Excessive governmental spending


  • Wastage in governmental budgets and appropriations
  • Waste of public funds
  • Extravagant waste of resources by government agents
  • Bureaucratic waste
  • Wastage of resources by government agencies

Nature

A recent report of the Organization for Economic Co-operation and Development (OECD) indicates that between 1960 and 1982, average government expenditure in relation to national income rose by more than 20 percentage points to 47%, representing an average annual increase of 2.75%. This is associated with a growing tendency to make transfer payments (benefits and interest payments) as opposed to providing goods and services; the former now account for over 50% of all public spending. At the same time, prices in the public sector increased more rapidly than in the private sector, although this tendency is starting to decrease.

There is little supervision of how the budget money has been spent by the several governmental agencies, because everybody is more interested in getting money than managing it afterwards. Agencies may have different accounting systems, no legislation or common rules to follow, no annual reports and many are just impossible to audit.

Incidence

Brazil spends around 25% of gross domestic product on social programmes for health, education and nutrition. The result, however, places Brazil among the world's most backward nations. This is because spending is targeted away from the poorest sectors of society, allowing malnutrition, infant mortality and illiteracy to grow even as wealthier children improve their standard of living. Access to social benefits is not a right, but rather a favour provided by influential politicians or bureaucrats, making social expenditure priorities very difficult to change.

In the UK in 1994 for the first time a parliamentary committee consolidated 17 separate reports on public expenditure, cataloguing mismanagement, incompetence, waste and fraud, and noting 26 different scandals involving millions of pounds. These ranged from unnecessary first class travel and free house deals to massive waste under such headings as "doubtful and incorrect payments to training providers". The report indicated that it had noted a number of serious failures in administration, financial systems and controls within government departments and other public bodies which had led to money being wasted or otherwise improperly spent.

Nearly one-third of the $200 million spent by the government of the USA from 1988 to 1991, to clean up the worst toxic waste sites in the United States, was spent not to clean up anything, but to pay the administrative expenses of private contractors.
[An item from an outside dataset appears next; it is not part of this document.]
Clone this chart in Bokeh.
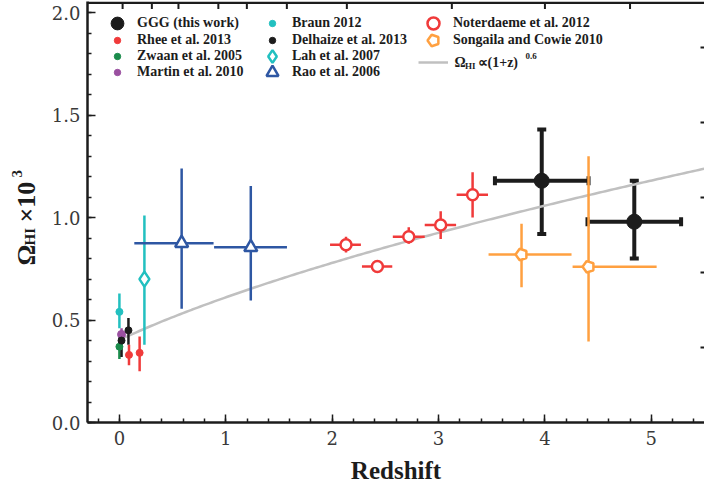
import numpy as np
from math import pi
from bokeh.plotting import figure
from bokeh.layouts import row
from bokeh.models import (ColumnDataSource, Whisker, TeeHead, Legend, LegendItem, LinearAxis,
                          SingleIntervalTicker, FixedTicker, Label, Range1d, NumeralTickFormatter, Span)
from bokeh.embed import file_html
from bokeh.resources import INLINE

# ---------------- data ----------------
ggg_z = [3.97, 4.84]
ggg_om = [1.18, 0.98]
ggg_z_lo = [3.53, 4.40]
ggg_z_hi = [4.41, 5.28]
ggg_om_lo = [0.92, 0.80]
ggg_om_hi = [1.43, 1.18]

rhee_z = [0.09, 0.19]
rhee_om = [0.33, 0.34]
rhee_om_lo = [0.28, 0.25]
rhee_om_hi = [0.38, 0.42]

zwaan_z = [0.0]
zwaan_om = [0.37]
zwaan_om_lo = [0.31]
zwaan_om_hi = [0.42]

martin_z = [0.02]
martin_om = [0.43]
martin_om_lo = [0.40]
martin_om_hi = [0.46]

braun_z = [0.0]
braun_om = [0.54]
braun_om_lo = [0.46]
braun_om_hi = [0.63]

delhaize_z = [0.02, 0.085]
delhaize_om = [0.40, 0.45]
delhaize_om_lo = [0.32, 0.38]
delhaize_om_hi = [0.44, 0.51]

lah_z = [0.235]
lah_om = [0.70]
lah_om_lo = [0.38]
lah_om_hi = [1.01]

rao_z = [0.585, 1.235]
rao_om = [0.875, 0.855]
rao_z_lo = [0.14, 0.89]
rao_z_hi = [0.885, 1.575]
rao_om_lo = [0.555, 0.595]
rao_om_hi = [1.24, 1.155]

not_z = [2.13, 2.425, 2.72, 3.02, 3.32]
not_om = [0.868, 0.761, 0.907, 0.964, 1.112]
not_z_lo = [1.98, 2.28, 2.57, 2.87, 3.17]
not_z_hi = [2.27, 2.565, 2.87, 3.165, 3.465]
not_om_lo = [0.83, 0.745, 0.873, 0.896, 1.001]
not_om_hi = [0.907, 0.777, 0.953, 1.031, 1.221]

song_z = [3.78, 4.41]
song_om = [0.82, 0.76]
song_z_lo = [3.47, 4.26]
song_z_hi = [4.25, 5.05]
song_om_lo = [0.66, 0.395]
song_om_hi = [0.97, 1.30]

# power law  Omega_HI = A (1+z)^0.6
pl_amp = 0.403
pl_index = 0.6
pl_z_start = 0.05
pl_z_end = 5.5

x_ticks_top = [0.03, 0.305, 0.555, 0.93, 1.198, 1.574, 2.138, 3.125, 4.00, 4.80]
y_ticks_right = [0.366, 0.733, 1.10, 1.466, 1.832]

# ---------------- styling ----------------
RED = "#f03a3a"
ORANGE = "#ffa040"
CYAN = "#22c0c0"
BLUE = "#2e57a3"
GREEN = "#1b8c4c"
PURPLE = "#9a50a0"
BLACK = "#1c1c1c"
GRAY = "#c0c0c0"
SERIF = "Liberation Serif"
TICKFONT = "DejaVu Serif"

W, H = 704, 490
LW = 45            # width of the strip that holds the y-axis title
FL, FB = 87, 422   # frame left / bottom in page pixels
X0, X1 = -0.3, 5.5
Y0, Y1 = 0.0, 2.055
PX = (Y1 - Y0) / (FB - 1)   # data units per pixel along y

p = figure(width=W - LW, height=H, output_backend="svg", toolbar_location=None,
           x_range=Range1d(X0, X1), y_range=Range1d(Y0, Y1),
           min_border_left=FL - LW, min_border_right=0, min_border_top=1,
           min_border_bottom=H - FB)
p.title = None
p.outline_line_color = None
p.xgrid.visible = False
p.ygrid.visible = False
p.background_fill_color = "white"

for ax in (p.xaxis[0], p.yaxis[0]):
    ax.axis_line_width = 2.5
    ax.axis_line_color = BLACK
    ax.major_tick_line_color = BLACK
    ax.minor_tick_line_color = BLACK
    ax.major_tick_line_width = 1.5
    ax.minor_tick_line_width = 1.5
    ax.major_tick_in = 8
    ax.major_tick_out = 0
    ax.minor_tick_in = 4
    ax.minor_tick_out = 0
    ax.major_label_text_font = TICKFONT
    ax.major_label_text_font_size = "18px"
    ax.major_label_text_color = "#3a3a3a"

p.xaxis[0].ticker = SingleIntervalTicker(interval=1, num_minor_ticks=5)
p.yaxis[0].ticker = SingleIntervalTicker(interval=0.5, num_minor_ticks=5)
p.yaxis[0].formatter = NumeralTickFormatter(format="0.0")
p.xaxis[0].major_label_standoff = 8
p.yaxis[0].major_label_standoff = 7
p.xaxis[0].axis_label = "Redshift"
p.xaxis[0].axis_label_text_font = SERIF
p.xaxis[0].axis_label_text_font_style = "bold"
p.xaxis[0].axis_label_text_font_size = "25px"
p.xaxis[0].axis_label_text_color = BLACK
p.xaxis[0].axis_label_standoff = 9

# right-hand axis: ticks only (its labels lie outside the picture)
right_axis = LinearAxis(ticker=FixedTicker(ticks=y_ticks_right, minor_ticks=[]),
                        major_label_text_font_size="1px", major_label_text_color=None,
                        major_label_standoff=0, axis_line_color=None,
                        major_tick_in=4, major_tick_out=0, major_tick_line_width=2,
                        major_tick_line_color=BLACK, minor_tick_in=0, minor_tick_out=0)
p.add_layout(right_axis, "right")

# top spine and its inward ticks (upper axis, labels outside the picture), kept just inside the frame
p.add_layout(Span(location=Y1 - 1.2 * PX, dimension="width", line_color=BLACK, line_width=2.5))
p.scatter(x_ticks_top, [Y1 - 4.0 * PX] * len(x_ticks_top), marker="dash", angle=pi / 2, size=7,
          line_color=BLACK, line_width=2)

# power-law curve
pl_z = np.linspace(pl_z_start, pl_z_end, 200)
pl_r = p.line(pl_z, pl_amp * (1 + pl_z) ** pl_index, line_color=GRAY, line_width=2.5)


def errors(z, om, olo, ohi, color, lw, zlo=None, zhi=None):
    src = ColumnDataSource(dict(z=z, om=om, olo=olo, ohi=ohi,
                                zlo=zlo if zlo else z, zhi=zhi if zhi else z))
    p.segment(x0="z", y0="olo", x1="z", y1="ohi", source=src, line_color=color, line_width=lw)
    if zlo:
        p.segment(x0="zlo", y0="om", x1="zhi", y1="om", source=src, line_color=color, line_width=lw)


errors(braun_z, braun_om, braun_om_lo, braun_om_hi, CYAN, 2.5)
errors(zwaan_z, zwaan_om, zwaan_om_lo, zwaan_om_hi, GREEN, 2.5)
errors(martin_z, martin_om, martin_om_lo, martin_om_hi, PURPLE, 2.5)
errors(delhaize_z, delhaize_om, delhaize_om_lo, delhaize_om_hi, BLACK, 2.5)
errors(rhee_z, rhee_om, rhee_om_lo, rhee_om_hi, RED, 2.5)
errors(lah_z, lah_om, lah_om_lo, lah_om_hi, CYAN, 2.5)
errors(rao_z, rao_om, rao_om_lo, rao_om_hi, BLUE, 2.5, rao_z_lo, rao_z_hi)
errors(not_z, not_om, not_om_lo, not_om_hi, RED, 2.5, not_z_lo, not_z_hi)
errors(song_z, song_om, song_om_lo, song_om_hi, ORANGE, 2.5, song_z_lo, song_z_hi)

ggg_src = ColumnDataSource(dict(z=ggg_z, om=ggg_om, zlo=ggg_z_lo, zhi=ggg_z_hi,
                                olo=ggg_om_lo, ohi=ggg_om_hi))
for dim, base, lo, hi in (("height", "z", "olo", "ohi"), ("width", "om", "zlo", "zhi")):
    p.add_layout(Whisker(source=ggg_src, base=base, lower=lo, upper=hi, dimension=dim,
                         line_color=BLACK, line_width=4,
                         upper_head=TeeHead(size=9, line_width=4, line_color=BLACK),
                         lower_head=TeeHead(size=9, line_width=4, line_color=BLACK)))

r_braun = p.scatter(braun_z, braun_om, marker="circle", size=7, fill_color=CYAN, line_color=CYAN)
r_zwaan = p.scatter(zwaan_z, zwaan_om, marker="circle", size=7, fill_color=GREEN, line_color=GREEN)
r_martin = p.scatter(martin_z, martin_om, marker="circle", size=8, fill_color=PURPLE, line_color=PURPLE)
r_del = p.scatter(delhaize_z, delhaize_om, marker="circle", size=7, fill_color=BLACK, line_color=BLACK)
r_rhee = p.scatter(rhee_z, rhee_om, marker="circle", size=7, fill_color=RED, line_color=RED)
r_lah = p.scatter(lah_z, lah_om, marker="diamond", size=15, fill_color="white", line_color=CYAN, line_width=2.5)
r_rao = p.scatter(rao_z, rao_om, marker="triangle", size=13, fill_color="white", line_color=BLUE, line_width=2.5)
r_not = p.scatter(not_z, not_om, marker="circle", size=11, fill_color="white", line_color=RED, line_width=2.5)
r_song = p.ngon(song_z, song_om, radius=6, radius_units="screen", n=5, angle=pi / 2,
                fill_color="white", line_color=ORANGE, line_width=2.5)
r_ggg = p.scatter(ggg_z, ggg_om, marker="circle", size=15, fill_color=BLACK, line_color=BLACK)

# ---------------- legend: one small legend per entry so marker sizes can differ ----------------
leg_col_marker_x = [117, 272, 433]     # page x of marker centres per column
leg_row_y = [22.7, 39.5, 55.8, 72.0]   # page y of row centres
leg_line_y = 61.7                      # page y of the power-law entry


def add_entry(label, renderer, col, cy, box):
    cx = leg_col_marker_x[col]
    lg = Legend(items=[LegendItem(label=label, renderers=[renderer])],
                location=(cx - box / 2 - FL, FB - (cy + box / 2)),
                glyph_width=int(box), glyph_height=int(box), label_height=int(box),
                label_standoff=int(20 - box // 2), spacing=0, padding=0, margin=0,
                border_line_color=None, background_fill_alpha=0,
                label_text_font=SERIF, label_text_font_style="bold",
                label_text_font_size="14px", label_text_color=BLACK)
    p.add_layout(lg)


add_entry("GGG (this work)", r_ggg, 0, leg_row_y[0], 32)
add_entry("Rhee et al. 2013", r_rhee, 0, leg_row_y[1], 16)
add_entry("Zwaan et al. 2005", r_zwaan, 0, leg_row_y[2], 16)
add_entry("Martin et al. 2010", r_martin, 0, leg_row_y[3], 16)
add_entry("Braun 2012", r_braun, 1, leg_row_y[0], 16)
add_entry("Delhaize et al. 2013", r_del, 1, leg_row_y[1], 16)
add_entry("Lah et al. 2007", r_lah, 1, leg_row_y[2], 32)
add_entry("Rao et al. 2006", r_rao, 1, leg_row_y[3], 30)
add_entry("Noterdaeme et al. 2012", r_not, 2, leg_row_y[0], 30)
add_entry("Songaila and Cowie 2010", r_song, 2, leg_row_y[1], 30)
add_entry(" ", pl_r, 2, leg_line_y, 30)


def lab(fig, text, x, y, size, angle=0.0):
    fig.add_layout(Label(x=x, y=y, x_units="screen", y_units="screen", text=text,
                         angle=angle, text_font=SERIF, text_font_style="bold",
                         text_font_size=size, text_color=BLACK,
                         text_align="left", text_baseline="middle"))


# legend text of the power law (page coords -> frame coords)
lab(p, "Ω", 454 - FL, FB - 62, "14px")
lab(p, "HI", 464.5 - FL, FB - 65.5, "9px")
lab(p, "∝(1+z)", 477 - FL, FB - 62, "14px")
lab(p, "0.6", 525 - FL, FB - 55.5, "9px")

# ---------------- strip holding the rotated y-axis title ----------------
t = figure(width=LW, height=H, output_backend="svg", toolbar_location=None,
           x_range=Range1d(0, 1), y_range=Range1d(0, 1),
           min_border_left=0, min_border_right=0, min_border_top=1, min_border_bottom=H - FB)
t.title = None
t.axis.visible = False
t.grid.visible = False
t.outline_line_color = None
lab(t, "Ω", 25.5, FB - 265, "26px", pi / 2)
lab(t, "HI", 29.5, FB - 245, "15px", pi / 2)
lab(t, "×10", 25.5, FB - 222, "26px", pi / 2)
lab(t, "3", 16, FB - 177, "15px", pi / 2)

layout = row(t, p, spacing=0)
open("out.html", "w").write(file_html(layout, INLINE))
The Environmental Protection Agency, which ran the cleanup programme, explained the money was gone to "programme management" - a loosely defined category of overhead covering everything from fringe benefits to office rents, business cards and parking fees of the engineering firms hired to carry out the work.

In 1992, 15% of Russia was unsafe for human habitation due to effects of toxic waste dumping. Britain, for comparison, had 0.002 per cent land area classed as contaminated.

Claim

  1. Public expenditure is invariably wasteful as it lacks the discipline imposed by the market on the private sector. A particular problem are the increases in public sector borrowing, the consequent interest payments causing further spiralling of government costs, and in taxation.

Counter claim

  1. Many of the increases in public spending are related to the oil crisis of the 1970s and the reduction in economic growth, with the consequent burden of payments to the unemployed and increased costs in services. There is evidence to suggest that welfare payments do not, in fact, give rise to any significant tendency to cheat or abuse the system, nor to stay out of work longer than necessary. Privatization of services and the free play of market forces would bring little if any improvement in costs.